[Start]

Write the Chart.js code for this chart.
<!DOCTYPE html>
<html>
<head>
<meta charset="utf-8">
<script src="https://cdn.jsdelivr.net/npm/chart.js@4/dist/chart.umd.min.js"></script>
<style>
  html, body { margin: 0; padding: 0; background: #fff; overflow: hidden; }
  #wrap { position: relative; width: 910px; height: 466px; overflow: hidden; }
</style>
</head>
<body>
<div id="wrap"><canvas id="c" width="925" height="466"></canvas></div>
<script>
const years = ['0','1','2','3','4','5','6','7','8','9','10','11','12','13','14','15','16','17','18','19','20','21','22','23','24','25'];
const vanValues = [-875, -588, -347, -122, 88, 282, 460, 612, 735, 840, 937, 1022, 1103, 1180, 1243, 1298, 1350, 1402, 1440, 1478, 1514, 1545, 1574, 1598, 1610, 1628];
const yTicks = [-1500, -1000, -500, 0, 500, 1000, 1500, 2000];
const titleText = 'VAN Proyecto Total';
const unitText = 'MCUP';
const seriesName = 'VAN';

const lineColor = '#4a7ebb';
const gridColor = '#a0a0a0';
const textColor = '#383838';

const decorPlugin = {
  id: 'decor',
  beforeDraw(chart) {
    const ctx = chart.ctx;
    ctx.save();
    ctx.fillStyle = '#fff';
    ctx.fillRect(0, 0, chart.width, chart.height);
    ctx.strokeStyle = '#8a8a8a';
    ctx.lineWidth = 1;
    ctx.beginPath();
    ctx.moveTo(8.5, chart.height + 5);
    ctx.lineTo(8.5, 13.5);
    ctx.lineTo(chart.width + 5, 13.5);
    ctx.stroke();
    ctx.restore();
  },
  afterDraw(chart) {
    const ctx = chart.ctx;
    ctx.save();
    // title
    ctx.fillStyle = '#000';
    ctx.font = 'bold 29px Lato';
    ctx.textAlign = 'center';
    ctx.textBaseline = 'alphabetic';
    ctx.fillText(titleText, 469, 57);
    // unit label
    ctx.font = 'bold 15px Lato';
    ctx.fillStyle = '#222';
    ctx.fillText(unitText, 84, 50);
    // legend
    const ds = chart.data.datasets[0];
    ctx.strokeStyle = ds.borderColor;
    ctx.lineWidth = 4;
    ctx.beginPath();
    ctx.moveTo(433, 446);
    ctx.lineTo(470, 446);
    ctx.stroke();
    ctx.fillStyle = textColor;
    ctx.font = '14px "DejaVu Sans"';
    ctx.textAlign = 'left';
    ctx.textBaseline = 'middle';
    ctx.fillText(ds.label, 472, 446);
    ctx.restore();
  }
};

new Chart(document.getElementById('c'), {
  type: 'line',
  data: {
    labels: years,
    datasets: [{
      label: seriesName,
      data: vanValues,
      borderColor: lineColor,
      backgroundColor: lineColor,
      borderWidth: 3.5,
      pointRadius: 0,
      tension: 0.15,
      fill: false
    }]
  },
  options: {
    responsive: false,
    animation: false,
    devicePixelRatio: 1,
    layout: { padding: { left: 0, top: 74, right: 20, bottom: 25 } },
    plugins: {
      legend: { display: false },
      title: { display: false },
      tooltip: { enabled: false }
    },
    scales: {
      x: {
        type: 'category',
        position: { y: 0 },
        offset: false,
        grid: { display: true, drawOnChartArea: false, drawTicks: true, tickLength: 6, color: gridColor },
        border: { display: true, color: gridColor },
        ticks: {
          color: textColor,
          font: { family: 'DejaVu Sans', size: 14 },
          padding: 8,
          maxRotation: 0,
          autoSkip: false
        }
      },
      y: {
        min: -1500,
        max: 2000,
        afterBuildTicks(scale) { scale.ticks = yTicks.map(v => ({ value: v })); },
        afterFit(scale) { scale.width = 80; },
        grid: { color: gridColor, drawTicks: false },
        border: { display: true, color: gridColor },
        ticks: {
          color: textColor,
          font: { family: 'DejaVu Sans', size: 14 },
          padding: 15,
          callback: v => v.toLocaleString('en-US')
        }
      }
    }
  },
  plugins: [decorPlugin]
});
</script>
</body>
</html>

[End]

* [Task statement]: Copy out the full listing exactly.

* [In response]:
Write the Chart.js code for this chart.
<!DOCTYPE html>
<html>
<head>
<meta charset="utf-8">
<script src="https://cdn.jsdelivr.net/npm/chart.js@4/dist/chart.umd.min.js"></script>
<style>
  html, body { margin: 0; padding: 0; background: #fff; overflow: hidden; }
  #wrap { position: relative; width: 910px; height: 466px; overflow: hidden; }
</style>
</head>
<body>
<div id="wrap"><canvas id="c" width="925" height="466"></canvas></div>
<script>
const years = ['0','1','2','3','4','5','6','7','8','9','10','11','12','13','14','15','16','17','18','19','20','21','22','23','24','25'];
const vanValues = [-875, -588, -347, -122, 88, 282, 460, 612, 735, 840, 937, 1022, 1103, 1180, 1243, 1298, 1350, 1402, 1440, 1478, 1514, 1545, 1574, 1598, 1610, 1628];
const yTicks = [-1500, -1000, -500, 0, 500, 1000, 1500, 2000];
const titleText = 'VAN Proyecto Total';
const unitText = 'MCUP';
const seriesName = 'VAN';

const lineColor = '#4a7ebb';
const gridColor = '#a0a0a0';
const textColor = '#383838';

const decorPlugin = {
  id: 'decor',
  beforeDraw(chart) {
    const ctx = chart.ctx;
    ctx.save();
    ctx.fillStyle = '#fff';
    ctx.fillRect(0, 0, chart.width, chart.height);
    ctx.strokeStyle = '#8a8a8a';
    ctx.lineWidth = 1;
    ctx.beginPath();
    ctx.moveTo(8.5, chart.height + 5);
    ctx.lineTo(8.5, 13.5);
    ctx.lineTo(chart.width + 5, 13.5);
    ctx.stroke();
    ctx.restore();
  },
  afterDraw(chart) {
    const ctx = chart.ctx;
    ctx.save();
    // title
    ctx.fillStyle = '#000';
    ctx.font = 'bold 29px Lato';
    ctx.textAlign = 'center';
    ctx.textBaseline = 'alphabetic';
    ctx.fillText(titleText, 469, 57);
    // unit label
    ctx.font = 'bold 15px Lato';
    ctx.fillStyle = '#222';
    ctx.fillText(unitText, 84, 50);
    // legend
    const ds = chart.data.datasets[0];
    ctx.strokeStyle = ds.borderColor;
    ctx.lineWidth = 4;
    ctx.beginPath();
    ctx.moveTo(433, 446);
    ctx.lineTo(470, 446);
    ctx.stroke();
    ctx.fillStyle = textColor;
    ctx.font = '14px "DejaVu Sans"';
    ctx.textAlign = 'left';
    ctx.textBaseline = 'middle';
    ctx.fillText(ds.label, 472, 446);
    ctx.restore();
  }
};

new Chart(document.getElementById('c'), {
  type: 'line',
  data: {
    labels: years,
    datasets: [{
      label: seriesName,
      data: vanValues,
      borderColor: lineColor,
      backgroundColor: lineColor,
      borderWidth: 3.5,
      pointRadius: 0,
      tension: 0.15,
      fill: false
    }]
  },
  options: {
    responsive: false,
    animation: false,
    devicePixelRatio: 1,
    layout: { padding: { left: 0, top: 74, right: 20, bottom: 25 } },
    plugins: {
      legend: { display: false },
      title: { display: false },
      tooltip: { enabled: false }
    },
    scales: {
      x: {
        type: 'category',
        position: { y: 0 },
        offset: false,
        grid: { display: true, drawOnChartArea: false, drawTicks: true, tickLength: 6, color: gridColor },
        border: { display: true, color: gridColor },
        ticks: {
          color: textColor,
          font: { family: 'DejaVu Sans', size: 14 },
          padding: 8,
          maxRotation: 0,
          autoSkip: false
        }
      },
      y: {
        min: -1500,
        max: 2000,
        afterBuildTicks(scale) { scale.ticks = yTicks.map(v => ({ value: v })); },
        afterFit(scale) { scale.width = 80; },
        grid: { color: gridColor, drawTicks: false },
        border: { display: true, color: gridColor },
        ticks: {
          color: textColor,
          font: { family: 'DejaVu Sans', size: 14 },
          padding: 15,
          callback: v => v.toLocaleString('en-US')
        }
      }
    }
  },
  plugins: [decorPlugin]
});
</script>
</body>
</html>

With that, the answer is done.